While the cost of gas or a plane ticket and sometimes create sticker shock, Mitts said it doesn't have as large of an impact as people think.  

CBS

"Last year when we saw those gas prices spike to the record-breaking numbers last summer, we didn't see that people were choosing not to travel. It just shifted how are we budgeting, how are we planning to travel, what are we doing around town to help make up for those cost differences," she said.

This Memorial Day weekend is expected to be busier than the last. AAA expects a 7% increase in travelers.

"Every year when we're saying we're at 11% higher, we're projecting 7% higher than last year in whatever category it is, we're looking at the actual numbers that were that previous cycle," said Mitts.
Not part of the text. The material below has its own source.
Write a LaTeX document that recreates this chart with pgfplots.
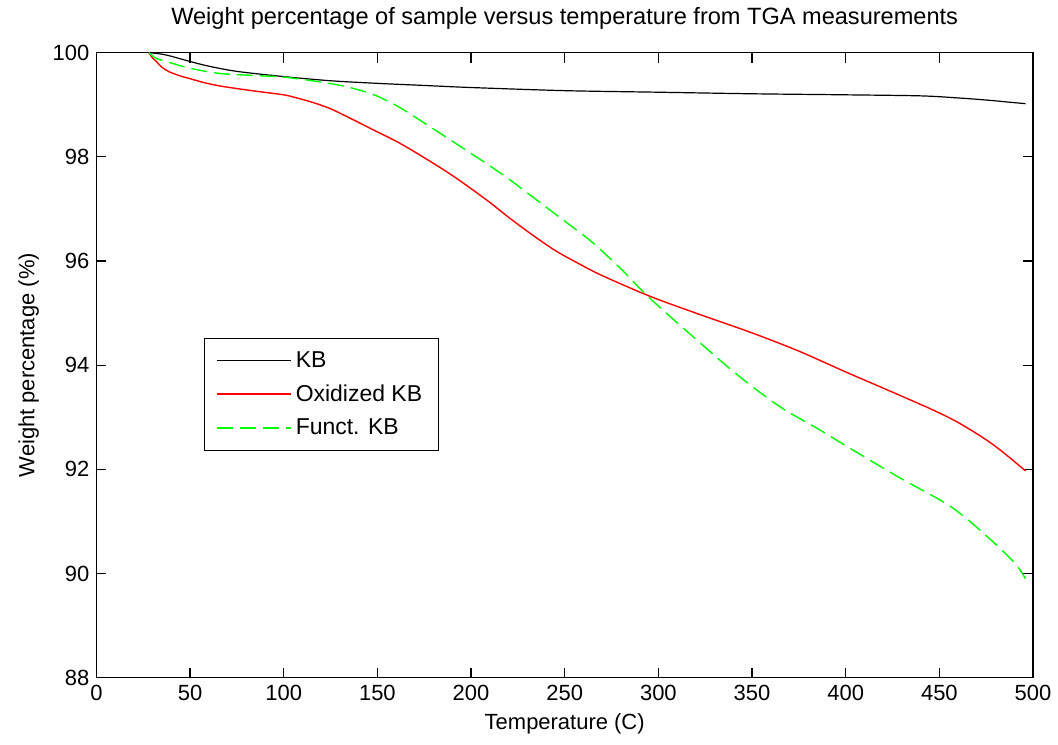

AAA gets those "actual numbers" from MMGY Travel Intelligence, specifically the DK Shifflet Travel Performance Monitor. DK Shifflet will contact 14,000-17,000 a month and conduct surveys. About 5,800 travelers complete the survey response, explaining what they did over those holiday weekends. Questions include: Where did you go? How did you travel? Where did you stay? How much did you spend? Who did you go with?

"We capture in total about 300 variables," said Sindy Diab, VP of Travel Performance Data for MMGY.

What can be gleaned from the data that is gathered about future travel?

"It's giving you a trend line over time. So what you could do then is continue that trend line and just forecast information," she said. "We use the smaller sample size to then populate and extrapolate, basically estimate these larger volumes."

Taking the historic travel numbers from MMGY and adding the current economic trends equals AAA's projections.

"The numbers aren't always exactly spot on, but they're pretty close because history repeats itself and trend repeats itself," said Mitts.

Memorial Day weekend travel can also paint a picture of how the rest of the summer will go, especially on key weekends like Independence Day and Labor Day.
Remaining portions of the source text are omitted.